CONSTRAINING THE DEPTHS AT WHICH AN AZEOTROPE CONTROLS THE COMPOSITIONAL EVOLUTION OF CALCIC PLAGIOCLASE

Retention of the pseudo-azeotrope found in the pure plagioclase system only at high pressures to pressures below 1 GPa upon the addition of olivine melt components (Nekvasil et al., 2015 GRL) has important implications for the formation of anorthite in the lunar magma ocean, mid-ocean ridge basalts, and subduction zone magmas. Isobaric dynamic cooling experiments have been conducted in the olivine-plagioclase system in order to use plagioclase zoning trends to assess the pressure range over which the pseudoazeotrope exists and any change in its position in plagioclase compositional space within this pressure range. For these experiments, bulk compositions on the Ab side of the pseudo-azeotrope show normal zoning, while those on the An side show mild reverse zoning. Experimental results thus far suggest that at 0.35 GPa there is no evidence of the pseudoazeotrope at a bulk An/An+Ab ratio of 0.95 or below.
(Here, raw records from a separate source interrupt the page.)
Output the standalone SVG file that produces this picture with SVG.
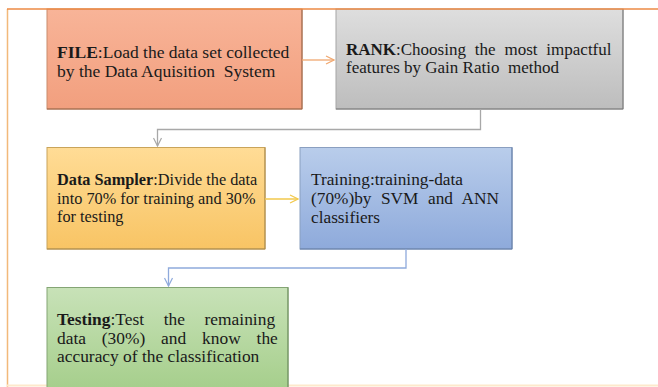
<svg xmlns="http://www.w3.org/2000/svg" width="658" height="387" viewBox="0 0 658 387">
  <defs>
    <linearGradient id="gFile" x1="0" y1="0" x2="0" y2="1">
      <stop offset="0" stop-color="#f8b498"/>
      <stop offset="1" stop-color="#f29f7e"/>
    </linearGradient>
    <linearGradient id="gRank" x1="0" y1="0" x2="0" y2="1">
      <stop offset="0" stop-color="#dedede"/>
      <stop offset="1" stop-color="#bdbdbd"/>
    </linearGradient>
    <linearGradient id="gSampler" x1="0" y1="0" x2="0" y2="1">
      <stop offset="0" stop-color="#ffdc96"/>
      <stop offset="1" stop-color="#f8c464"/>
    </linearGradient>
    <linearGradient id="gTrain" x1="0" y1="0" x2="0" y2="1">
      <stop offset="0" stop-color="#b9cdeb"/>
      <stop offset="1" stop-color="#8eaadb"/>
    </linearGradient>
    <linearGradient id="gTest" x1="0" y1="0" x2="0" y2="1">
      <stop offset="0" stop-color="#c8e2b8"/>
      <stop offset="1" stop-color="#a3cd88"/>
    </linearGradient>
    <marker id="arrOrange" viewBox="0 0 10 10" refX="9" refY="5" markerWidth="10" markerHeight="10" markerUnits="userSpaceOnUse" orient="auto">
      <path d="M1,1 L9,5 L1,9" fill="none" stroke="#f0a870" stroke-width="1.2"/>
    </marker>
    <marker id="arrYellow" viewBox="0 0 10 10" refX="9" refY="5" markerWidth="10" markerHeight="10" markerUnits="userSpaceOnUse" orient="auto">
      <path d="M1,1 L9,5 L1,9" fill="none" stroke="#f2c94c" stroke-width="1.2"/>
    </marker>
    <marker id="arrGray" viewBox="0 0 10 10" refX="9" refY="5" markerWidth="10" markerHeight="10" markerUnits="userSpaceOnUse" orient="auto">
      <path d="M1,1 L9,5 L1,9" fill="none" stroke="#a8a8a8" stroke-width="1.2"/>
    </marker>
    <marker id="arrBlue" viewBox="0 0 10 10" refX="9" refY="5" markerWidth="10" markerHeight="10" markerUnits="userSpaceOnUse" orient="auto">
      <path d="M1,1 L9,5 L1,9" fill="none" stroke="#8faadc" stroke-width="1.2"/>
    </marker>
  </defs>
  <style>
    .t { fill: #1a1a1a; }
    .b { font-weight: bold; }
    .conn { fill: none; stroke-width: 1.3; }
  </style>

  <rect x="0" y="0" width="658" height="387" fill="#ffffff"/>

  <!-- outer frame -->
  <g id="frame">
    <line x1="7.5" y1="9" x2="7.5" y2="387" stroke="#f2b97a" stroke-width="1.5"/>
    <line x1="7" y1="385.5" x2="658" y2="385.5" stroke="#fde9cc" stroke-width="2"/>
  </g>

  <!-- FILE -->
  <g id="node-file">
    <rect x="47" y="9" width="255" height="100" fill="url(#gFile)" stroke="#c98b6c" stroke-width="1"/>
    <path d="M47,109 H302 V9" fill="none" stroke="#9a6446" stroke-width="1"/>
    <text class="t" font-family="'Liberation Serif', Tinos, 'Times New Roman', 'DejaVu Serif', serif" font-size="17.5" xml:space="preserve"><tspan x="57" y="58"><tspan class="b">FILE</tspan>:Load the data set collected</tspan><tspan x="57" y="77">by the Data Aquisition  System</tspan></text>
  </g>

  <!-- RANK -->
  <g id="node-rank">
    <rect x="336" y="9" width="287" height="100" fill="url(#gRank)" stroke="#a5a5a5" stroke-width="1"/>
    <path d="M336,109 H623 V9" fill="none" stroke="#777777" stroke-width="1"/>
    <text class="t" font-family="'Liberation Serif', Tinos, 'Times New Roman', 'DejaVu Serif', serif" font-size="17" xml:space="preserve"><tspan x="346" y="55" word-spacing="4.6"><tspan class="b">RANK</tspan>:Choosing the most impactful</tspan><tspan x="346" y="73">features by Gain Ratio  method</tspan></text>
  </g>

  <!-- Data Sampler -->
  <g id="node-sampler">
    <rect x="47" y="147.5" width="218" height="101.5" fill="url(#gSampler)" stroke="#c9a45a" stroke-width="1"/>
    <path d="M47,249 H265 V147.5" fill="none" stroke="#a8884a" stroke-width="1"/>
    <text class="t" font-family="'Liberation Serif', Tinos, 'Times New Roman', 'DejaVu Serif', serif" font-size="16.3" xml:space="preserve"><tspan x="57" y="185"><tspan class="b">Data Sampler</tspan>:Divide the data</tspan><tspan x="57" y="203.5">into 70% for training and 30%</tspan><tspan x="57" y="222">for testing</tspan></text>
  </g>

  <!-- Training -->
  <g id="node-training">
    <rect x="300" y="147.5" width="212" height="101.5" fill="url(#gTrain)" stroke="#8a9fc0" stroke-width="1"/>
    <path d="M300,249 H512 V147.5" fill="none" stroke="#5f7aa6" stroke-width="1"/>
    <text class="t" font-family="'Liberation Serif', Tinos, 'Times New Roman', 'DejaVu Serif', serif" font-size="17.3" xml:space="preserve"><tspan x="311" y="185">Training:training-data</tspan><tspan x="311" y="204" word-spacing="5.2">(70%)by SVM and ANN</tspan><tspan x="311" y="223">classifiers</tspan></text>
  </g>

  <!-- Testing -->
  <g id="node-testing">
    <rect x="47" y="287.5" width="241" height="110" fill="url(#gTest)" stroke="#84a574" stroke-width="1"/>
    <path d="M288,287.5 V387" fill="none" stroke="#6f8f5f" stroke-width="1"/>
    <text class="t" font-family="'Liberation Serif', Tinos, 'Times New Roman', 'DejaVu Serif', serif" font-size="17.4" xml:space="preserve"><tspan x="57" y="325" word-spacing="15.3"><tspan class="b">Testing</tspan>:Test the remaining</tspan><tspan x="57" y="343.5" word-spacing="11.5">data (30%) and know the</tspan><tspan x="57" y="362">accuracy of the classification</tspan></text>
  </g>

  <!-- connectors -->
  <g id="connectors">
    <path class="conn" d="M302,60 H334" stroke="#f0a870" marker-end="url(#arrOrange)"/>
    <path class="conn" d="M480.5,109 V129.5 H157.5 V146" stroke="#a8a8a8" marker-end="url(#arrGray)"/>
    <path class="conn" d="M265,199 H298" stroke="#f2c94c" marker-end="url(#arrYellow)"/>
    <path class="conn" d="M406,249 V268 H168.5 V286" stroke="#8faadc" marker-end="url(#arrBlue)"/>
  </g>

  <!-- top rule of the frame drawn over the box tops -->
  <line x1="7" y1="9" x2="658" y2="9" stroke="#ed8a45" stroke-width="1.6"/>
</svg>
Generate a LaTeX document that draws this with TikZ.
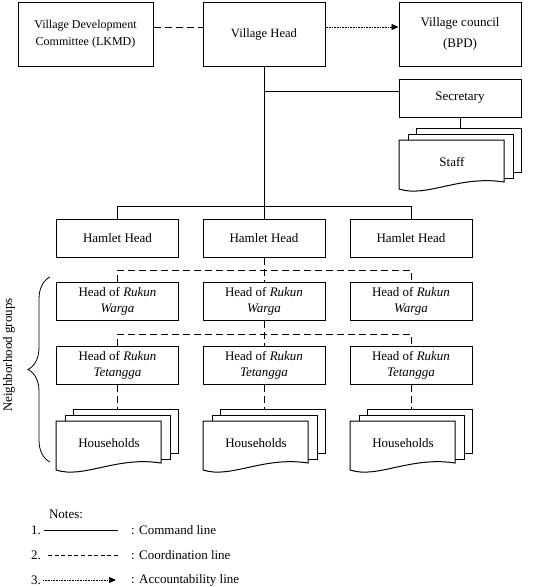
\documentclass[tikz,border=0pt]{standalone}
\usepackage{fontspec}
\setmainfont{Liberation Serif}
\usetikzlibrary{arrows.meta,decorations.pathreplacing}
\newcommand\docstack[4]{%
 \draw[boxline,fill=white] ({#2+17},{#3-12}) rectangle ({#2+17+105},{#3-12+44});
 \draw[boxline,fill=white] ({#2+9},{#3-6}) rectangle ({#2+9+105},{#3-6+44});
 \draw[boxline,fill=white] (#2,#3) -- ({#2+105},#3) -- ({#2+105},{#3+42}) .. controls ({#2+60},{#3+35}) and ({#2+28},{#3+58}) .. (#2,{#3+49}) -- cycle;
 \node[txt] (#1) at ({#2+53},{#3+22}) {#4};
 \coordinate (#1-top) at ({#2+17+53},{#3-12});
}
\begin{document}
\begin{tikzpicture}[x=1pt,y=-1pt,
  boxline/.style={line width=1pt},
  box/.style={draw,line width=1pt,rectangle,inner sep=0pt,minimum width=122pt,minimum height=38pt,align=center,font=\fontsize{13}{16}\selectfont},
  tallbox/.style={box,minimum height=64pt},
  txt/.style={inner sep=0pt,font=\fontsize{13}{16}\selectfont},
  cmdline/.style={line width=0.9pt},
  coordline/.style={line width=0.9pt,dash pattern=on 7pt off 4pt},
  acctline/.style={line width=0.9pt,dash pattern=on 0.8pt off 0.8pt},
  tip/.style={-{Triangle[length=7pt,width=6pt]}}
]
\useasboundingbox (0,0) rectangle (545,587);
% top row
\node[tallbox,minimum width=135pt,font=\fontsize{12}{17}\selectfont] (lkmd) at (85.5,34) {Village Development\\Committee (LKMD)};
\node[tallbox,font=\fontsize{12.6}{16}\selectfont] (vh) at (264,34) {Village Head};
\node[tallbox,font=\fontsize{13}{21}\selectfont] (bpd) at (460,34) {Village council\\(BPD)};
\node[box] (sec) at (460,98) {Secretary};
\docstack{staff}{399}{140}{Staff}
% hamlets
\node[box] (h1) at (117.5,238) {Hamlet Head};
\node[box] (h2) at (264,238) {Hamlet Head};
\node[box] (h3) at (411,238) {Hamlet Head};
% rukun warga
\node[box] (rw1) at (117.5,301) {Head of \textit{Rukun}\\\textit{Warga}};
\node[box] (rw2) at (264,301) {Head of \textit{Rukun}\\\textit{Warga}};
\node[box] (rw3) at (411,301) {Head of \textit{Rukun}\\\textit{Warga}};
% rukun tetangga
\node[box] (rt1) at (117.5,365) {Head of \textit{Rukun}\\\textit{Tetangga}};
\node[box] (rt2) at (264,365) {Head of \textit{Rukun}\\\textit{Tetangga}};
\node[box] (rt3) at (411,365) {Head of \textit{Rukun}\\\textit{Tetangga}};
% households
\docstack{hh1}{56}{421}{Households}
\docstack{hh2}{203}{421}{Households}
\docstack{hh3}{350}{421}{Households}
% connectors top
\draw[coordline] ([yshift=7pt]lkmd.east) -- ([yshift=7pt]vh.west);
\draw[acctline,tip] ([yshift=7pt]vh.east) -- ([yshift=7pt]bpd.west);
\coordinate (hj) at (264,206);
\coordinate (sj) at (264,91);
\draw[cmdline] (vh.south) -- (hj);
\draw[cmdline] (sj) -- ([yshift=7pt]sec.west);
\draw[cmdline] (sec.south) -- (sec.south |- staff-top);
\draw[cmdline] (h1.north) -- (h1.north |- hj) -- (h3.north |- hj) -- (h3.north);
\draw[cmdline] (hj) -- (h2.north);
% coordination
\coordinate (rj) at (264,270);
\draw[coordline] (h2.south) -- (rw2.north);
\draw[coordline] (rw1.north) -- (rw1.north |- rj) -- (rw3.north |- rj) -- (rw3.north);
\coordinate (tj) at (264,334);
\draw[coordline] (rw2.south) -- (rt2.north);
\draw[coordline] (rt1.north) -- (rt1.north |- tj) -- (rt3.north |- tj) -- (rt3.north);
\draw[coordline] (rt1.south) -- (rt1.south |- hh1-top);
\draw[coordline] (rt2.south) -- (rt2.south |- hh2-top);
\draw[coordline] (rt3.south) -- (rt3.south |- hh3-top);
% brace
\coordinate (bra) at (50,462);
\coordinate (brb) at (50,277);
\draw[line width=0.8pt,decorate,decoration={brace,amplitude=22pt}] (bra) -- (brb);
\node[txt,rotate=90] (ng) at (9,355) {Neighborhood groups};
% notes
\node[txt] (notes) at (66,514) {Notes:};
\node[txt,anchor=west] (n1) at (31,530) {1.};
\node[txt,anchor=west] (n2) at (31,555) {2.};
\node[txt,anchor=west] (n3) at (31,580) {3.};
\coordinate (l1a) at (44,530); \coordinate (l1b) at (118,530);
\coordinate (l2a) at (48,555); \coordinate (l2b) at (120,555);
\coordinate (l3a) at (43,580); \coordinate (l3b) at (116,580);
\draw[cmdline] (l1a) -- (l1b);
\draw[line width=0.9pt,dash pattern=on 4pt off 2.6pt] (l2a) -- (l2b);
\draw[acctline,tip] (l3a) -- (l3b);
\node[txt,anchor=west] (t1) at (131,530) {: Command line};
\node[txt,anchor=west] (t2) at (131,555) {: Coordination line};
\node[txt,anchor=west] (t3) at (131,580) {: Accountability line};
\end{tikzpicture}
\end{document}
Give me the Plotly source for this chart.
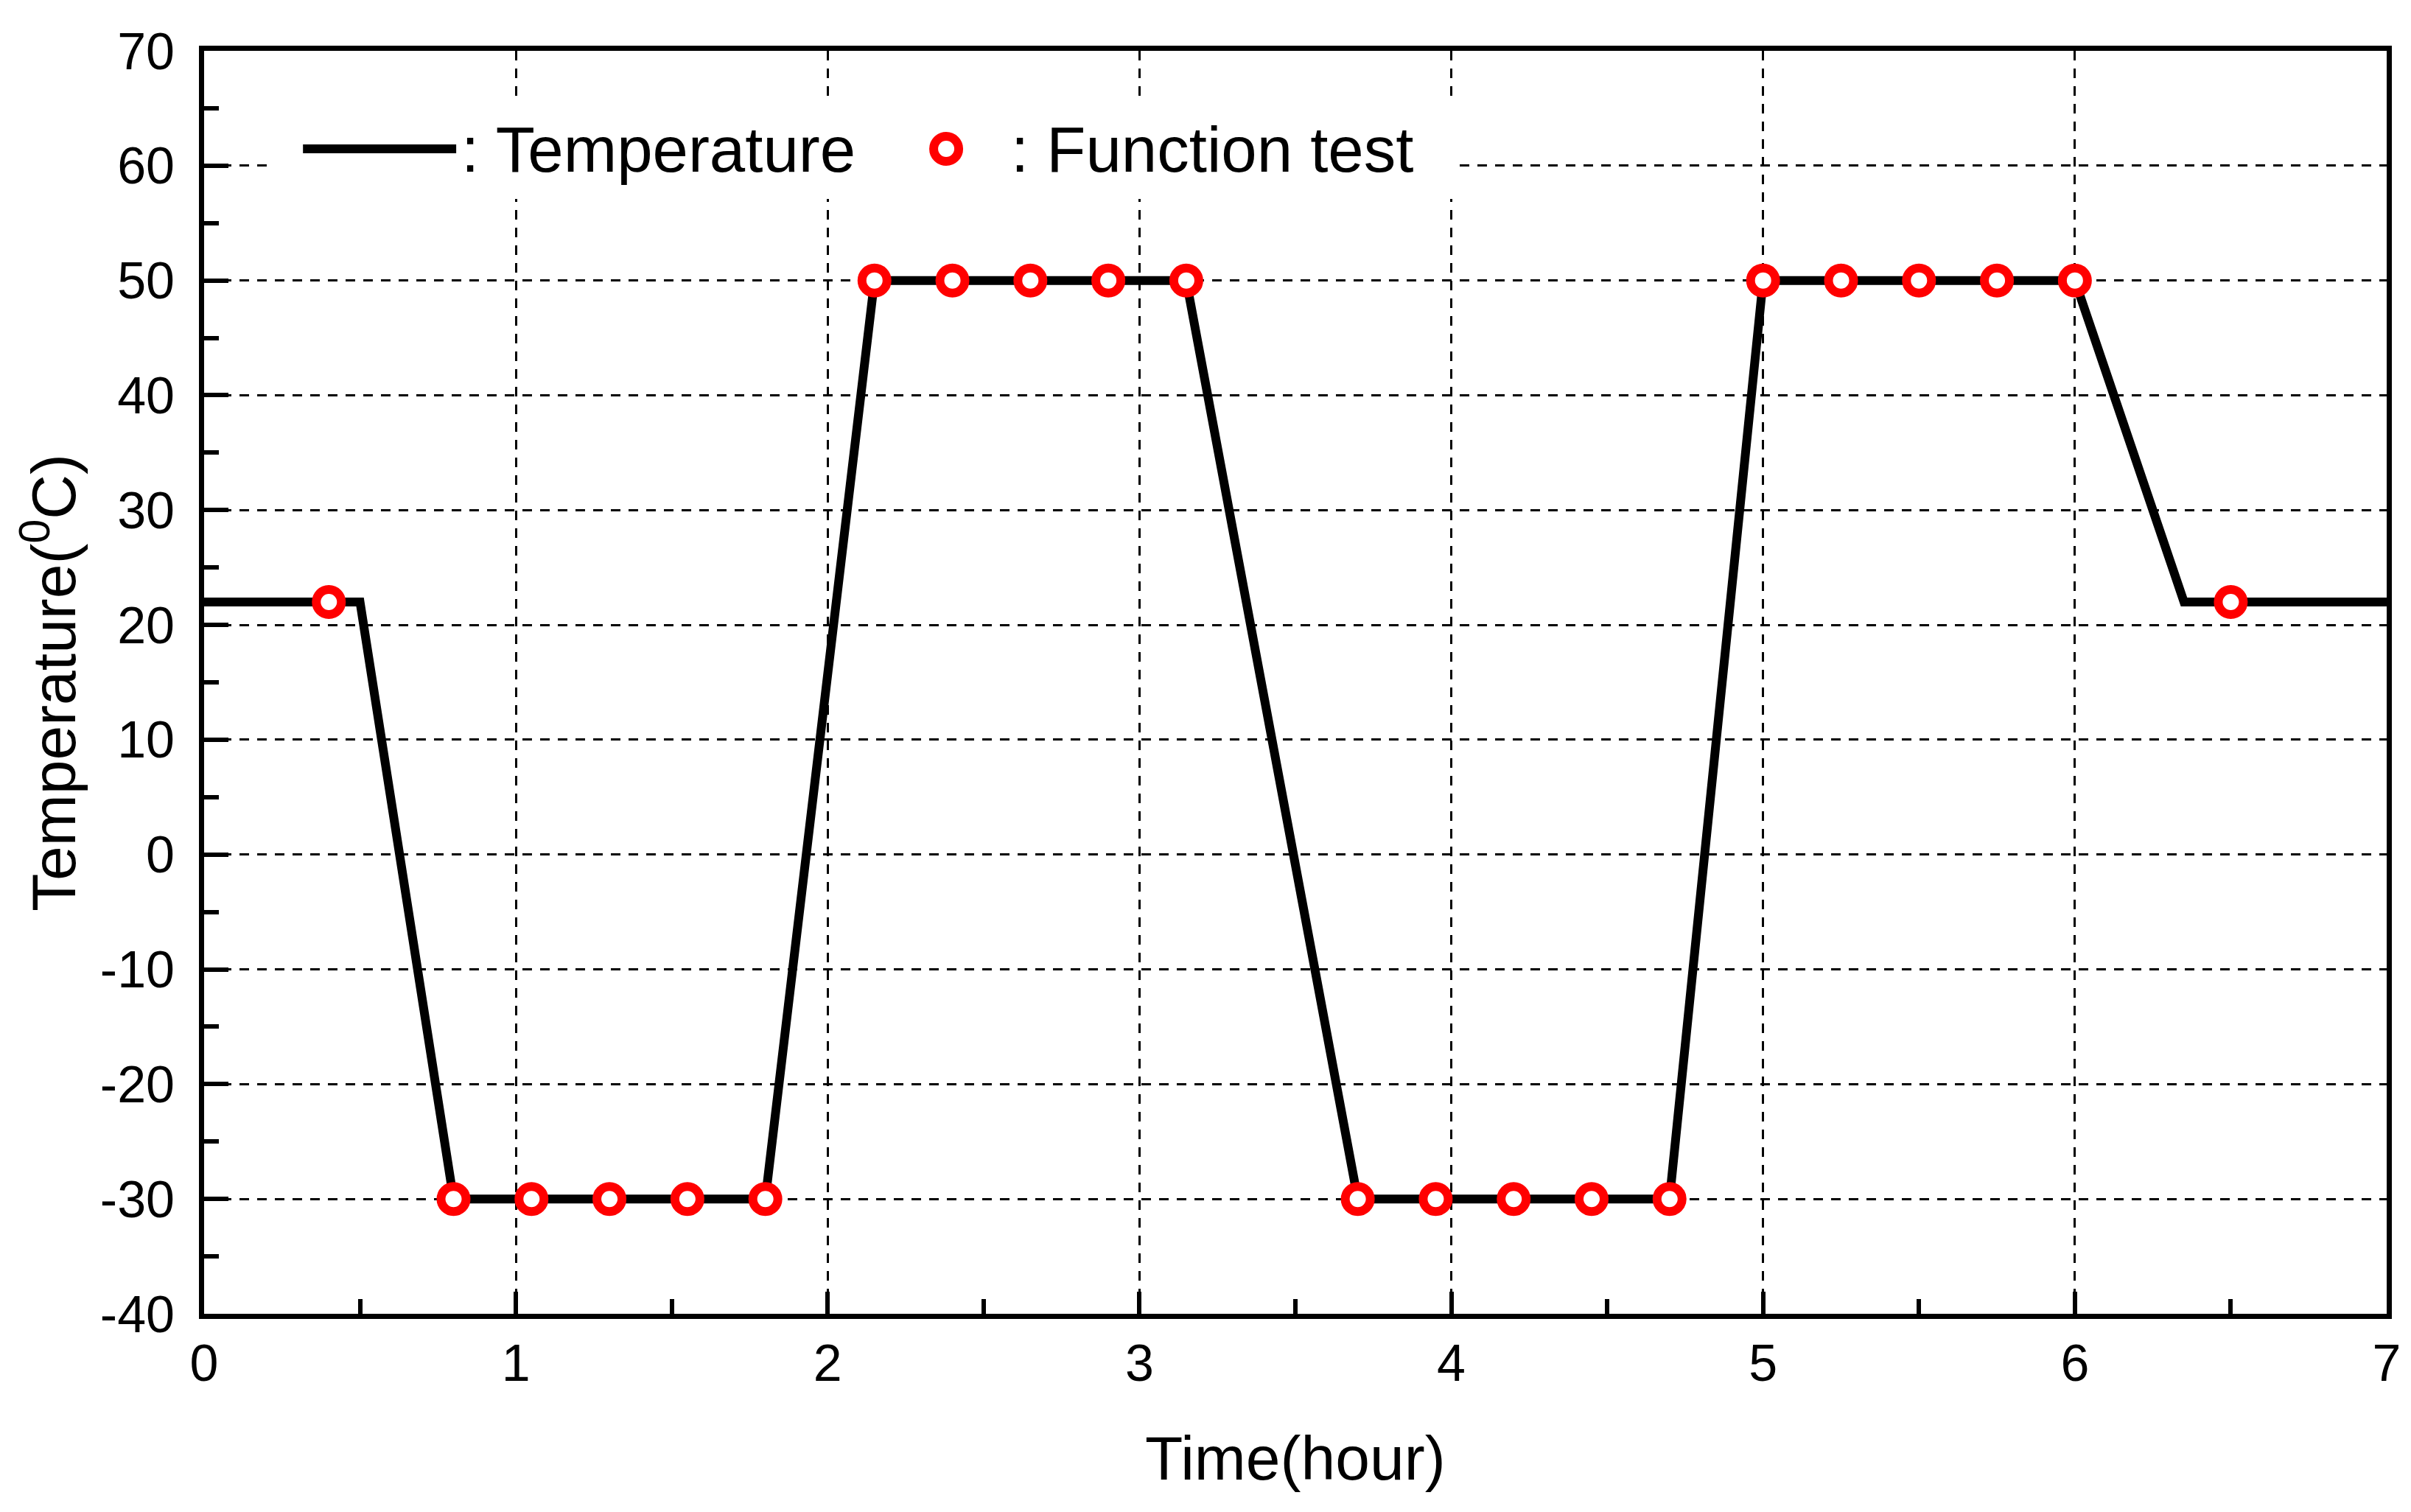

However, at 0.5 GPa a pseudoazeotrope exists and lies at a bulk An/An+Ab ratio of 0.95. At 0.7 GPa, the pseudoazeotrope shifts to a bulk An/An+Ab ratio of 0.93 and at 1.0 GPa to a bulk An/An+Ab ratio of 0.90. This pressure dependence implies that anorthitic plagioclase in the lunar magma ocean crystallizing at 0.7 GPa should not show Ab-enrichment, yet anorthitic lunar magma that crystallized at shallow regions within the lunar crust would be expected to show normal Na-enrichment. These results additionally suggest that anorthite megacrysts in MORB and subduction zone magma that show mild reverse zoning(Lundstrom and Tepley, 2006 JVGR; Amma-Miyasaka and Nakagawa, 2002 JVGR) formed at depths >10km.